Tangani Laporan TWK KPK, Komnas HAM Minta Atensi Presiden
Komnas HAM berharap Presiden memberi atensi terkait laporan soal TWK pegawai KPK
REPUBLIKA.CO.ID, JAKARTA -- Komisi Nasional untuk Hak Asasi Manusia (Komnas HAM) meminta atensi Presiden Joko Widodo terkait pengaduan nasib 75 pegawai KPK yang dibebastugaskan akibat tidak memenuhi syarat (TMS) berdasarkan tes wawasan kebangsaan (TWK). Saat ini, Komnas HAM telah membentuk tim pemantauan dan penyelidikan untuk menindaklanjuti aduan dari para pegawai KPK tersebut.
"Saya juga atensi ke Presiden agar memerintahkan semua pihak termasuk Menterinya ketika dimintai keterangan terkait kasus ini oleh Komnas HAM agar mau kooperatif, " kata Komisioner Pemantauan dan Penyelidikan Komnas HAM, M. Choirul Anam di Kantor Komnas HAM, Senin (24/5).
Anam mengatakan, peristiwa penonaktifan 75 pegawai KPK ini penting dibahas guna mewujudkan negara bebas dari korupsi. Penyelesaian kasus ini pun akan menjadi tolak ukur ke depan bangsa terkait pemberantasan korupsi.
"Apakah nantinya akan jadi negara yang lebih baik atau jadi negara yang makin lama soal korupsinya. Makanya kami meminta Presiden memberikan atensi, minimal meminta semua pihak di bawah beliau agar transaparan, " ujar Anam.
Pada Senin (24/5) siang, Wadah Pegawai KPK (WP KPK) dan Kuasa Hukum dari YLBHI dan LBH PP Muhammadiyah melaporkan terkait dengan tindakan oknum pimpinan KPK kepada Komnas HAM. Penyidik senior KPK, Novel Baswedan yang hadir dalam penyampaian aduan tersebut tidak merinci lebih jauh pimpinan KPK sebagai oknum yang dimaksud.
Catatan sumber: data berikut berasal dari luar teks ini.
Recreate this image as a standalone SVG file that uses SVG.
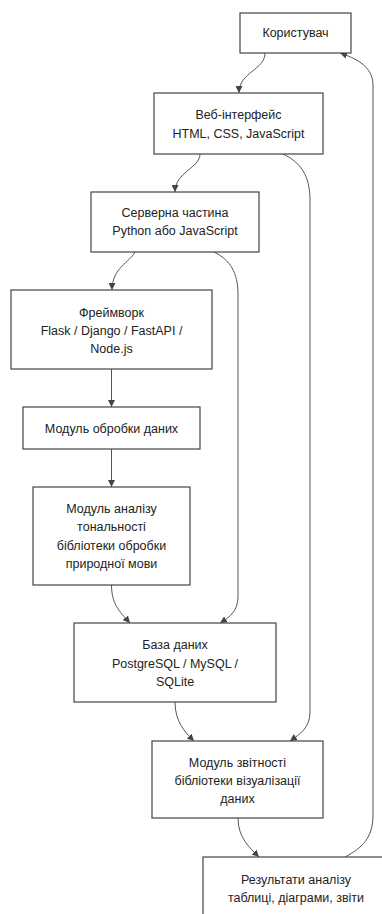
<svg xmlns="http://www.w3.org/2000/svg" width="382" height="914" viewBox="0 0 382 914">
<style>
.box{fill:#fff;stroke:#444;stroke-width:1.2}
.t{font-family:"Liberation Sans",Arial,sans-serif;font-size:12.5px;fill:#222;text-anchor:middle}
.e{fill:none;stroke:#555;stroke-width:1}
</style>
<defs>
<marker id="ah" viewBox="0 0 10 10" refX="10" refY="5" markerWidth="7" markerHeight="7" markerUnits="userSpaceOnUse" orient="auto">
<path d="M0,0 L10,5 L0,10 z" fill="#444"/>
</marker>
</defs>
<rect width="382" height="914" fill="#fff"/>
<g id="connectors">
<path class="e" marker-end="url(#ah)" d="M265,53 C265,70 239,72 239,93"/>
<path class="e" marker-end="url(#ah)" d="M200,154 C200,168 175,172 175,192"/>
<path class="e" marker-end="url(#ah)" d="M283,154 C300,162 310,175 310,200 L310,712 C310,728 300,734 290,741"/>
<path class="e" marker-end="url(#ah)" d="M135,252 C130,262 112,268 112,290"/>
<path class="e" marker-end="url(#ah)" d="M214,252 C230,260 238,272 238,295 L238,597 C238,612 228,618 220,623"/>
<path class="e" marker-end="url(#ah)" d="M111.5,369 L111.5,407"/>
<path class="e" marker-end="url(#ah)" d="M111.5,449 L111.5,487"/>
<path class="e" marker-end="url(#ah)" d="M111.5,585 C111.5,606 122,614 130,623"/>
<path class="e" marker-end="url(#ah)" d="M175,702 C175,722 185,732 194,741"/>
<path class="e" marker-end="url(#ah)" d="M238,818 C238,838 250,848 259,857"/>
<path class="e" marker-end="url(#ah)" d="M345,857 C362,848 373,838 373,815 L373,85 C373,66 355,58 340,53"/>
</g>
<g id="n1"><rect class="box" x="240" y="13" width="111" height="40"/><text class="t" x="295.5" y="37">Користувач</text></g>
<g id="n2"><rect class="box" x="154" y="93" width="169" height="61"/><text class="t" x="238.5" y="119">Веб-інтерфейс</text><text class="t" x="238.5" y="137.5">HTML, CSS, JavaScript</text></g>
<g id="n3"><rect class="box" x="91" y="192" width="168" height="60"/><text class="t" x="175" y="216.5">Серверна частина</text><text class="t" x="175" y="235">Python або JavaScript</text></g>
<g id="n4"><rect class="box" x="11" y="290" width="201" height="79"/><text class="t" x="111.5" y="316.5">Фреймворк</text><text class="t" x="111.5" y="334.5">Flask / Django / FastAPI /</text><text class="t" x="111.5" y="352.5">Node.js</text></g>
<g id="n5"><rect class="box" x="23" y="407" width="177" height="42"/><text class="t" x="111.5" y="432.5">Модуль обробки даних</text></g>
<g id="n6"><rect class="box" x="33" y="487" width="157" height="98"/><text class="t" x="111.5" y="512.5">Модуль аналізу</text><text class="t" x="111.5" y="531">тональності</text><text class="t" x="111.5" y="549.5">бібліотеки обробки</text><text class="t" x="111.5" y="568">природної мови</text></g>
<g id="n7"><rect class="box" x="74" y="623" width="202" height="79"/><text class="t" x="175" y="649">База даних</text><text class="t" x="175" y="667.5">PostgreSQL / MySQL /</text><text class="t" x="175" y="686">SQLite</text></g>
<g id="n8"><rect class="box" x="152" y="741" width="171" height="77"/><text class="t" x="237.5" y="767">Модуль звітності</text><text class="t" x="237.5" y="785">бібліотеки візуалізації</text><text class="t" x="237.5" y="803">даних</text></g>
<g id="n9"><rect class="box" x="203" y="857" width="186" height="62"/><text class="t" x="296" y="884">Результати аналізу</text><text class="t" x="296" y="902">таблиці, діаграми, звіти</text></g>
</svg>
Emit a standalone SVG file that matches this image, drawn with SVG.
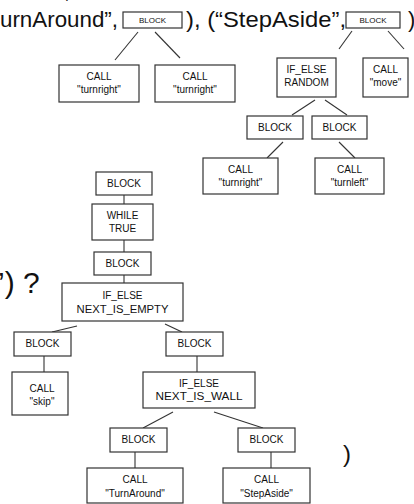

Selain itu, ia juga tidak merinci pelanggaran HAM yang menjadi substansi dalam laporan yang diberikan kepada Komnas HAM. Dia hanya mengatakan, terjadi banyak pelanggaran HAM proses pelaksanaan TWK.
Novel mengatakan, pelanggaran yang terjadi berhubungan dengan penyerangan terhadap privasi pegawai, penyerangan terhadap hal-hal yang bersifat seksual hingga masalah beragama. Dia mengatakan, penyerangan-penyerangan itu sangat tidak pantas dilakukan dan berbahaya.
Dia kembali menekankan bahwa pelaksanaan TWK diyakini dilakukan sedemikian rupa sehingga menjadi suatu cara untuk menyingkirkan pegawai KPK yang bekerja dengan baik dan berintegritas. Dia mengatakan kalau hal ini bukan pertama kali terjadi namun sudah berkali-kali dilakukan.
"Tapi ini rasanya paling banyak dan serius, oleh karena itu ini menjadi hal penting," katanya.
Seperti diketahui, TWK yang diikuti 1.351 pegawai KPK itu sukses menyingkirkan 75 pegawai berintegritas semisal penyidik senior, Novel Baswedan, Ketua Wadah Pegawai KPK yang juga penyidik Yudi Purnomo, Direktur Sosialisasi dan Kampanye Anti-Korupsi KPK Giri Suprapdiono dan Kasatgas KPK Harun Al-Rasyid. Mereka dinyatakan TMS berdasarkan tes tersebut.
KPK kemudian menerbitkan Surat Keputusan Pimpinan KPK Nomor 652 Tahun 2021 tentang Hasil Asesmen Tes Wawasan Kebangsaan. Surat tertanda Ketua KPK Firli Bahuri dan salinannya ditandatangani Plh Kepala Biro SDM Yonathan Demme Tangdilintin itu memerintahkan pegawai yang tidak lolos untuk menyerahkan tugas dan tanggung jawab mereka kepada atasan langsung.
Presiden Joko Widodo menegaskan agar TWK tidak boleh serta-merta dijadikan dasar untuk memberhentikan pegawai KPK yang dinyatakan TMS. Dia mengatakan, KPK harus memiliki SDM terbaik dan berkomitmen tinggi dalam upaya pemberantasan korupsi.
Mantan wali kota Solo ini melanjutkan, pengalihan status pegawai KPK menjadi ASN harus menjadi bagian dari upaya untuk pemberantasan korupsi yang lebih sistematis. Jokowi berpendapat bahwa hasil TWK seharusnya menjadi masukan untuk langkah perbaikan KPK.